On the loosening of cross-ownership restrictions in the top 20 markets, he said broadcasters in smaller markets "…don’t seem too excited by the Chairman’s proposal." On the cable side, he questions the assertion that cable penetration suddenly reached a critical 70% benchmark (based on a just-as-sudden change in measurer and methodology), and that it lacks competition at a time with satellite video services are growing and telco entrants are closing in on 1M subscribers themselves. He said Nielsen and Kagan data pegs cable penetration at 60% and studies see it sinking from there — only the new Warren Communications numbers put the number at 70%.

He wondered about the implications of this abrupt shift on the cross-ownership proposal, as well as review of XM/Sirius. "How do we reconcile decades of data showing more convergence and more competition among more delivery platforms with this sudden reversal?"

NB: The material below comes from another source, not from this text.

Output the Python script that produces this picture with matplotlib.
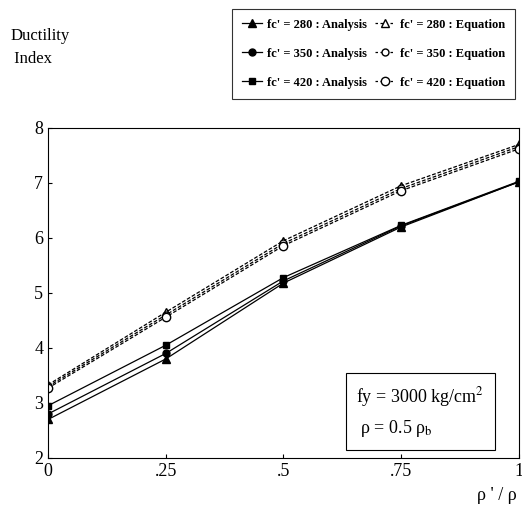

On ownership, he noted that broadcasters have "prioritized…opposition to the XM-Sirius merger and the use of TV white spaces" to asking for less regulation, and suggests that their opponents have used this as a window of opportunity to impose more regulation on them. He said a Congressional presumption in favor of eliminating rules seems to have been lost in recent debate. He also noted the difficulty of tightroping the desire to increase minority/female ownership and surviving court challenge. Regarding the pace of the proceeding, he said, "…we are rushing toward a decision in media ownership the way a slug races across a garden," and later quoted an anonymous analyst who compared the process to "a runaway glacier."

RBR/TVBR observation: So it looks like Martin has a vote for his limited dereg unless McDowell objects that it doesn’t go far enough, and has a strong same-party skeptic when it comes to cable. It seems there is always room for more flies in this ointment.